TASK TO COMPLETE:
Print again only this span: the line with "Write a web", the line with "const yTicksB = [18, 19, 20, 21, 22, 23, 24];", and all lines between them, exactly as given.

RECORDED INFORMATION:
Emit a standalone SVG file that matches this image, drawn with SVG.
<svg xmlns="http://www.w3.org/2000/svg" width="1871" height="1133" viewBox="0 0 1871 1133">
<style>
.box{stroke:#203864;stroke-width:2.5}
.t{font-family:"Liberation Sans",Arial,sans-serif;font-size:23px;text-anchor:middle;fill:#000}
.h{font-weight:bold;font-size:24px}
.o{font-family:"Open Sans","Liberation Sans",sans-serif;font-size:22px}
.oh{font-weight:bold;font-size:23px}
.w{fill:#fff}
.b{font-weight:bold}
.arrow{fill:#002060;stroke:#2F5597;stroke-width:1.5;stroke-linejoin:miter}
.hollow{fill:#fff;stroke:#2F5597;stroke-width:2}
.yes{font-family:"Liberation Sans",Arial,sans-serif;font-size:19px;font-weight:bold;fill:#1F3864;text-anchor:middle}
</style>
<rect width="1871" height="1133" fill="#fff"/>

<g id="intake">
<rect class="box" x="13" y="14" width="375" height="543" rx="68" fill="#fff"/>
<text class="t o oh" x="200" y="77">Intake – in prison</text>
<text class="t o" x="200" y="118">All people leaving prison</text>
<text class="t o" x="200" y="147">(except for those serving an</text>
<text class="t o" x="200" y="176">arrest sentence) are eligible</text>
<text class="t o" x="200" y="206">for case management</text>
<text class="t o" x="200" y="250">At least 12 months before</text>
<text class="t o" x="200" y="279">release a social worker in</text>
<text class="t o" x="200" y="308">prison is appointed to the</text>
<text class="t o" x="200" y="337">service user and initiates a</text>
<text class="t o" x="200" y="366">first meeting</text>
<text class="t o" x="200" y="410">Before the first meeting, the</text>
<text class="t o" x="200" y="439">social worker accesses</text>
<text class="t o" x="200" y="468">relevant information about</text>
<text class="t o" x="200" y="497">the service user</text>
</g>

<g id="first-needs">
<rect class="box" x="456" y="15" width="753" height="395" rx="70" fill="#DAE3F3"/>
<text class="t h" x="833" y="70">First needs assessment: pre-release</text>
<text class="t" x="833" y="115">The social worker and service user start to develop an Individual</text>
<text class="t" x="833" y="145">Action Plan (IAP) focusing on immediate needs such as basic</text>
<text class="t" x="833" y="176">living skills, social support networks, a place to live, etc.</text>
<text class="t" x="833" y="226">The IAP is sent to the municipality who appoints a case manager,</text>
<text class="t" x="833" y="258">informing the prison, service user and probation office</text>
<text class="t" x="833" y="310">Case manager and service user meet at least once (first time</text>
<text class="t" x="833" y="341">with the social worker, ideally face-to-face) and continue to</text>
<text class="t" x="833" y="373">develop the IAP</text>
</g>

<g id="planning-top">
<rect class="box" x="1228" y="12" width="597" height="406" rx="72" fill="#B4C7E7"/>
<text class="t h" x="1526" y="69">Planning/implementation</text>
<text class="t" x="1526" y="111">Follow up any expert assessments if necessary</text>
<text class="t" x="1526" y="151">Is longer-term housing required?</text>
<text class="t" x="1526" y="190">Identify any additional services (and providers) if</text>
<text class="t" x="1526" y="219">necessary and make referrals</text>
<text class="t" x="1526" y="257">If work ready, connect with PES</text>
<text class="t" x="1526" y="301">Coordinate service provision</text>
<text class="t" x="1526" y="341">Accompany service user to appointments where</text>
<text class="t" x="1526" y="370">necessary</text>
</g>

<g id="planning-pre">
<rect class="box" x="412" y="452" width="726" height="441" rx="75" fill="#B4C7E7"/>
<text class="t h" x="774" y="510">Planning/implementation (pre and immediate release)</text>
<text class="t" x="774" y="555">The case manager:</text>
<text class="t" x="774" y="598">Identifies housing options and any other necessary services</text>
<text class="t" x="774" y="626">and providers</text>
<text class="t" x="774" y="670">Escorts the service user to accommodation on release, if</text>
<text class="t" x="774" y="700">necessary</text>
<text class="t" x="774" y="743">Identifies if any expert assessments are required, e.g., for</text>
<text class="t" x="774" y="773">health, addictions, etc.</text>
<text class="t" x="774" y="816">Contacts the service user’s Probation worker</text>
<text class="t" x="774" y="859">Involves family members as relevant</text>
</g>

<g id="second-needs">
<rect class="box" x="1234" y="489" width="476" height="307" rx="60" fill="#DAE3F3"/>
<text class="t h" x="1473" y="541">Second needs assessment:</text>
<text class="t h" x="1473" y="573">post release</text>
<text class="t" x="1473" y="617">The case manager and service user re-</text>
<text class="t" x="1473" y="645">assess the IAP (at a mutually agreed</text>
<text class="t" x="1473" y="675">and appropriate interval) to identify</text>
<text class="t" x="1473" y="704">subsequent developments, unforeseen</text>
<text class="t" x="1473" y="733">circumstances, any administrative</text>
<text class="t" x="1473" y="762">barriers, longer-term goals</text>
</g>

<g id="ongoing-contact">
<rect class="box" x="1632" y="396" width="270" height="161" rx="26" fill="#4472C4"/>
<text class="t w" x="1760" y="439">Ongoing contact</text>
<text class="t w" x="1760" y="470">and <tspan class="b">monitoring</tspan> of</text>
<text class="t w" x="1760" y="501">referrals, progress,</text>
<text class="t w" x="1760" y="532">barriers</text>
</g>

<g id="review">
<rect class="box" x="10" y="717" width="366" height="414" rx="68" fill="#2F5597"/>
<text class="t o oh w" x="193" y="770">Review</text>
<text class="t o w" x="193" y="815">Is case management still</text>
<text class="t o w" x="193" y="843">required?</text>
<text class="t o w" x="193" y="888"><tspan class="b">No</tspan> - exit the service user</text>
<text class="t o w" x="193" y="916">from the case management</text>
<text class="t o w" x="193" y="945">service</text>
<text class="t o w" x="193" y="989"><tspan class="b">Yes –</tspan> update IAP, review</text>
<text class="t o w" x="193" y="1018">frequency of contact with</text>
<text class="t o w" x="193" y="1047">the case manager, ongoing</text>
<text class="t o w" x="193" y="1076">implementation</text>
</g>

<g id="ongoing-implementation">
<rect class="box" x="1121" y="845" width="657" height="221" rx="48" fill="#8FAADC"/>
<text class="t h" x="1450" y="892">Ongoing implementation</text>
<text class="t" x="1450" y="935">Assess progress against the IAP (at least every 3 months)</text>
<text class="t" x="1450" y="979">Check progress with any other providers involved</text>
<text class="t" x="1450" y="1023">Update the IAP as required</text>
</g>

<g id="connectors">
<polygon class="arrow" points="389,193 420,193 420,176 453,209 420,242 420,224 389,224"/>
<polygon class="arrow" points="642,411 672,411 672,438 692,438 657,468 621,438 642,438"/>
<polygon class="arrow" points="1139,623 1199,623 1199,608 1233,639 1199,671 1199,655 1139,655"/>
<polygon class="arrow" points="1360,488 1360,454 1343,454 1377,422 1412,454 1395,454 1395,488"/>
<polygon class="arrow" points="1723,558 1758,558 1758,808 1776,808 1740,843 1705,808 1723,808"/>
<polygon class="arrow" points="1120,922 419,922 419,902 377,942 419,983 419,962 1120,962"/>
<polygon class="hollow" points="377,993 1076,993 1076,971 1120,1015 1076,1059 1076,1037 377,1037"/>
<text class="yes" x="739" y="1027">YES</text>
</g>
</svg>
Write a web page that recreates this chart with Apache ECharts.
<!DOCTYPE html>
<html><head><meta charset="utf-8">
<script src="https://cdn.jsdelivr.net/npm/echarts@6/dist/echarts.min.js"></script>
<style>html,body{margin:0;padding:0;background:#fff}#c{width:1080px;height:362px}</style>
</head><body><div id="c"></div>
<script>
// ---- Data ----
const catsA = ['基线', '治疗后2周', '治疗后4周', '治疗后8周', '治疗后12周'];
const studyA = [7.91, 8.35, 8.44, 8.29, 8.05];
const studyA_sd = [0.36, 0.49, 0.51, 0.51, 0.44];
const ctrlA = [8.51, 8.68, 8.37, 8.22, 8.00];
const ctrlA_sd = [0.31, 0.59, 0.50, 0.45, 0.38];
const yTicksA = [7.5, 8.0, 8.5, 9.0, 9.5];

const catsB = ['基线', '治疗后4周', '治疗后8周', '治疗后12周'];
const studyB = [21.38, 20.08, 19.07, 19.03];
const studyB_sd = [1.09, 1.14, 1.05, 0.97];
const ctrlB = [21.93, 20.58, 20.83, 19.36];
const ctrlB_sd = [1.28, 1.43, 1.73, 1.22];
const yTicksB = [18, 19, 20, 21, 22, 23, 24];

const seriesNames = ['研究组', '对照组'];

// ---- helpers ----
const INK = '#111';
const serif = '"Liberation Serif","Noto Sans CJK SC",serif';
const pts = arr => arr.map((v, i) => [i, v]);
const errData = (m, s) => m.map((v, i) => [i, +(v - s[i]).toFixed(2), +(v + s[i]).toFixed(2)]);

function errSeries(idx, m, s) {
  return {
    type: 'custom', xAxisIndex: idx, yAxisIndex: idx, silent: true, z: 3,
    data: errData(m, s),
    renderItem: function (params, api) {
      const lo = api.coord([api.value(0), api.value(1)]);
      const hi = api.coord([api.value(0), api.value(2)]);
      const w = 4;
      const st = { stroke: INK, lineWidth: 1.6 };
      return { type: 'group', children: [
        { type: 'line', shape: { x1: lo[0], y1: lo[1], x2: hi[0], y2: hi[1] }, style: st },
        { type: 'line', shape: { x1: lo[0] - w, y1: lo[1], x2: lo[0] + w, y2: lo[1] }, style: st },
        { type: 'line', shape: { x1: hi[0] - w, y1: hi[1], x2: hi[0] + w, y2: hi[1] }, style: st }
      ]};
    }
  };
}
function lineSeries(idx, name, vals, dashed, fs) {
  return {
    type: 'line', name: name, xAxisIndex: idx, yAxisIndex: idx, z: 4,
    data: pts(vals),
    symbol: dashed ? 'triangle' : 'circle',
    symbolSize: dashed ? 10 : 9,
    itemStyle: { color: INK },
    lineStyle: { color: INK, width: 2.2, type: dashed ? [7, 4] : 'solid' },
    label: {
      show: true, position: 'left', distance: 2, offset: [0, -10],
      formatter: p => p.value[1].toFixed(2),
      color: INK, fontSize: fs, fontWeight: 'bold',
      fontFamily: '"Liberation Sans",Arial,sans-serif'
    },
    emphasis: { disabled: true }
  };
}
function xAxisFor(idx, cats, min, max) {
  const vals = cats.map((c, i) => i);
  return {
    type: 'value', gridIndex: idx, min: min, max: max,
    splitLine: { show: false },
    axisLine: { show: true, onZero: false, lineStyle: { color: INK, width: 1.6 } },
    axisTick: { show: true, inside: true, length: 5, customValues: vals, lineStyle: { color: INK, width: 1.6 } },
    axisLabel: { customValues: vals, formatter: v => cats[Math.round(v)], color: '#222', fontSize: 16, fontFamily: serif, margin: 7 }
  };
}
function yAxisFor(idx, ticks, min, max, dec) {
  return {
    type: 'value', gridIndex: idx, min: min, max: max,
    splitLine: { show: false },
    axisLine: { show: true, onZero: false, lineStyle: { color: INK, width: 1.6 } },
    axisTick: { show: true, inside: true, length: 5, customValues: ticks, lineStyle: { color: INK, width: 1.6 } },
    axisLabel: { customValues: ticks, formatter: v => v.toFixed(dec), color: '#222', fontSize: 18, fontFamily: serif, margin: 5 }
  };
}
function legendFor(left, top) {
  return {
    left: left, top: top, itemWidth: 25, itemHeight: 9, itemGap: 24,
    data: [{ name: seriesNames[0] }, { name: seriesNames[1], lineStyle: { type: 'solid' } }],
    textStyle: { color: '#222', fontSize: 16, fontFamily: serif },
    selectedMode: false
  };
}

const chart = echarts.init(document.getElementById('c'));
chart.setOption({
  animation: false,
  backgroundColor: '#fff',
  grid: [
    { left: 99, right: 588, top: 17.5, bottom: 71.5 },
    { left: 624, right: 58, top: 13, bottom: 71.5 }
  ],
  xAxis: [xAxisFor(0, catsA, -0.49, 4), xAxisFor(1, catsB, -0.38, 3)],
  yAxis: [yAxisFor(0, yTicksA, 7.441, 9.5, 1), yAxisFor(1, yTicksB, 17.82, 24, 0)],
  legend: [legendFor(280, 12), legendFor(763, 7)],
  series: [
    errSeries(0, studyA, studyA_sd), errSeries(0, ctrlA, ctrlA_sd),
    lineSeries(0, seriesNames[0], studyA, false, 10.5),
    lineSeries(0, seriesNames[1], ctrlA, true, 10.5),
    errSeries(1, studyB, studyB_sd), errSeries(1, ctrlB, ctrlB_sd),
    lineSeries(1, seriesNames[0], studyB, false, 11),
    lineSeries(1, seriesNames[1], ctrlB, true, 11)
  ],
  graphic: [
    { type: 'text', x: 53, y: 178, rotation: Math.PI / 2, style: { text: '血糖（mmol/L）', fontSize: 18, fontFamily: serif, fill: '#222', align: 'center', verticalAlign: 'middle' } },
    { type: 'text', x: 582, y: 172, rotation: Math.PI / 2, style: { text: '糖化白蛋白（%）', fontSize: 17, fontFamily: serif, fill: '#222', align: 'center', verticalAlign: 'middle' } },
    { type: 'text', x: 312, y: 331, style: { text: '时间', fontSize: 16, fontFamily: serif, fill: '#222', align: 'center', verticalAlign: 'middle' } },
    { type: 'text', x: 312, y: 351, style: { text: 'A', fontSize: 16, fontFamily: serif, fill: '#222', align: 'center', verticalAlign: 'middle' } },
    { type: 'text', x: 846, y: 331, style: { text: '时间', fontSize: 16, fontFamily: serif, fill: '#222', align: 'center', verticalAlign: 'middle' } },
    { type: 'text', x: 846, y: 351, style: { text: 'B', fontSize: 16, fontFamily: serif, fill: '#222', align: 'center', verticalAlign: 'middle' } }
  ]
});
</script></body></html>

EXERCISE RESULT:
Write a web page that recreates this chart with Apache ECharts.
<!DOCTYPE html>
<html><head><meta charset="utf-8">
<script src="https://cdn.jsdelivr.net/npm/echarts@6/dist/echarts.min.js"></script>
<style>html,body{margin:0;padding:0;background:#fff}#c{width:1080px;height:362px}</style>
</head><body><div id="c"></div>
<script>
// ---- Data ----
const catsA = ['基线', '治疗后2周', '治疗后4周', '治疗后8周', '治疗后12周'];
const studyA = [7.91, 8.35, 8.44, 8.29, 8.05];
const studyA_sd = [0.36, 0.49, 0.51, 0.51, 0.44];
const ctrlA = [8.51, 8.68, 8.37, 8.22, 8.00];
const ctrlA_sd = [0.31, 0.59, 0.50, 0.45, 0.38];
const yTicksA = [7.5, 8.0, 8.5, 9.0, 9.5];

const catsB = ['基线', '治疗后4周', '治疗后8周', '治疗后12周'];
const studyB = [21.38, 20.08, 19.07, 19.03];
const studyB_sd = [1.09, 1.14, 1.05, 0.97];
const ctrlB = [21.93, 20.58, 20.83, 19.36];
const ctrlB_sd = [1.28, 1.43, 1.73, 1.22];
const yTicksB = [18, 19, 20, 21, 22, 23, 24];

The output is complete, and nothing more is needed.